* Exercise prompt *
No images are to be carried over; print all other material exactly as it stands.

════════

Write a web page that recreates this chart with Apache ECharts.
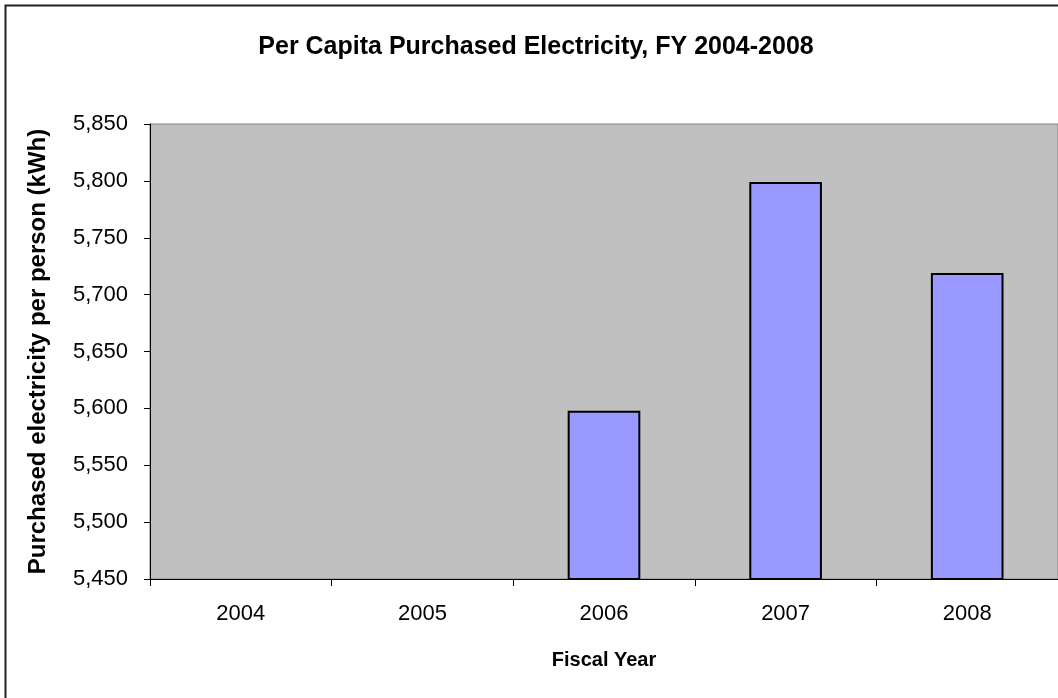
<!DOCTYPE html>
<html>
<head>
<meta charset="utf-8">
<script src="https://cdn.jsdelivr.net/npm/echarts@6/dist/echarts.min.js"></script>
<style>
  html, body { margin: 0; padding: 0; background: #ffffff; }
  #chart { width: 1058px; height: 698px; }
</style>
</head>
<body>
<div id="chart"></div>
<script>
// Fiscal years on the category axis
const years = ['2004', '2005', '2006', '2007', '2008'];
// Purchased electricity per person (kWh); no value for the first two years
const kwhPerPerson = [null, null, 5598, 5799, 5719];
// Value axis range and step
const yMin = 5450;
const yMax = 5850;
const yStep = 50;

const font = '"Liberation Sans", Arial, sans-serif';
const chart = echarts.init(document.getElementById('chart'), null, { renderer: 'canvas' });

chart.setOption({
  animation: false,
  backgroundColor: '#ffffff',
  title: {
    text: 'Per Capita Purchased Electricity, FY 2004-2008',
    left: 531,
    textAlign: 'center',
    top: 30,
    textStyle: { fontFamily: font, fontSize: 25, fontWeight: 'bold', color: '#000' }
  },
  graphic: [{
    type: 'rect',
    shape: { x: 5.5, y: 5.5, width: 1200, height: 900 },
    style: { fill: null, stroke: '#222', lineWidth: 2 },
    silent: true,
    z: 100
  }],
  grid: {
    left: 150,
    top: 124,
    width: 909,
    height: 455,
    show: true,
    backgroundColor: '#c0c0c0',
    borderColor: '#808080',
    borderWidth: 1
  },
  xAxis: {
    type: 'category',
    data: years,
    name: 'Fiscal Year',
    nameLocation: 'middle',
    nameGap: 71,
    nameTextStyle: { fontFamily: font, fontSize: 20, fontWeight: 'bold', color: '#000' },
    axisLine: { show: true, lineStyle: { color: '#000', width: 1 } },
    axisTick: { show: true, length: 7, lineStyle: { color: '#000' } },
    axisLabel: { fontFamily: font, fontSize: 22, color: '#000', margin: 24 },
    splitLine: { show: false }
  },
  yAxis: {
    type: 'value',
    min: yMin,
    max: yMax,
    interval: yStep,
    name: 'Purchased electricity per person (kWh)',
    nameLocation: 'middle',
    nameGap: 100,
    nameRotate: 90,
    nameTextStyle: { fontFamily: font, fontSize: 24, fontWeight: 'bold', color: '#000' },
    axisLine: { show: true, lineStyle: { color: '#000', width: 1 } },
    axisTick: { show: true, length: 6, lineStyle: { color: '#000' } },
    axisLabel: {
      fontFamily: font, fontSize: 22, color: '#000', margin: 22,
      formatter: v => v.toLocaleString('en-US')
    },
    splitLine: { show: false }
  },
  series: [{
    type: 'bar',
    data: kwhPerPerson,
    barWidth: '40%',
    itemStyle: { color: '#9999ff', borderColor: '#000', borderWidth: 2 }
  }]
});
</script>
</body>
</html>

════════

* Solution to this problem *
Write a web page that recreates this chart with Apache ECharts.
<!DOCTYPE html>
<html>
<head>
<meta charset="utf-8">
<script src="https://cdn.jsdelivr.net/npm/echarts@6/dist/echarts.min.js"></script>
<style>
  html, body { margin: 0; padding: 0; background: #ffffff; }
  #chart { width: 1058px; height: 698px; }
</style>
</head>
<body>
<div id="chart"></div>
<script>
// Fiscal years on the category axis
const years = ['2004', '2005', '2006', '2007', '2008'];
// Purchased electricity per person (kWh); no value for the first two years
const kwhPerPerson = [null, null, 5598, 5799, 5719];
// Value axis range and step
const yMin = 5450;
const yMax = 5850;
const yStep = 50;

const font = '"Liberation Sans", Arial, sans-serif';
const chart = echarts.init(document.getElementById('chart'), null, { renderer: 'canvas' });

chart.setOption({
  animation: false,
  backgroundColor: '#ffffff',
  title: {
    text: 'Per Capita Purchased Electricity, FY 2004-2008',
    left: 531,
    textAlign: 'center',
    top: 30,
    textStyle: { fontFamily: font, fontSize: 25, fontWeight: 'bold', color: '#000' }
  },
  graphic: [{
    type: 'rect',
    shape: { x: 5.5, y: 5.5, width: 1200, height: 900 },
    style: { fill: null, stroke: '#222', lineWidth: 2 },
    silent: true,
    z: 100
  }],
  grid: {
    left: 150,
    top: 124,
    width: 909,
    height: 455,
    show: true,
    backgroundColor: '#c0c0c0',
    borderColor: '#808080',
    borderWidth: 1
  },
  xAxis: {
    type: 'category',
    data: years,
    name: 'Fiscal Year',
    nameLocation: 'middle',
    nameGap: 71,
    nameTextStyle: { fontFamily: font, fontSize: 20, fontWeight: 'bold', color: '#000' },
    axisLine: { show: true, lineStyle: { color: '#000', width: 1 } },
    axisTick: { show: true, length: 7, lineStyle: { color: '#000' } },
    axisLabel: { fontFamily: font, fontSize: 22, color: '#000', margin: 24 },
    splitLine: { show: false }
  },
  yAxis: {
    type: 'value',
    min: yMin,
    max: yMax,
    interval: yStep,
    name: 'Purchased electricity per person (kWh)',
    nameLocation: 'middle',
    nameGap: 100,
    nameRotate: 90,
    nameTextStyle: { fontFamily: font, fontSize: 24, fontWeight: 'bold', color: '#000' },
    axisLine: { show: true, lineStyle: { color: '#000', width: 1 } },
    axisTick: { show: true, length: 6, lineStyle: { color: '#000' } },
    axisLabel: {
      fontFamily: font, fontSize: 22, color: '#000', margin: 22,
      formatter: v => v.toLocaleString('en-US')
    },
    splitLine: { show: false }
  },
  series: [{
    type: 'bar',
    data: kwhPerPerson,
    barWidth: '40%',
    itemStyle: { color: '#9999ff', borderColor: '#000', borderWidth: 2 }
  }]
});
</script>
</body>
</html>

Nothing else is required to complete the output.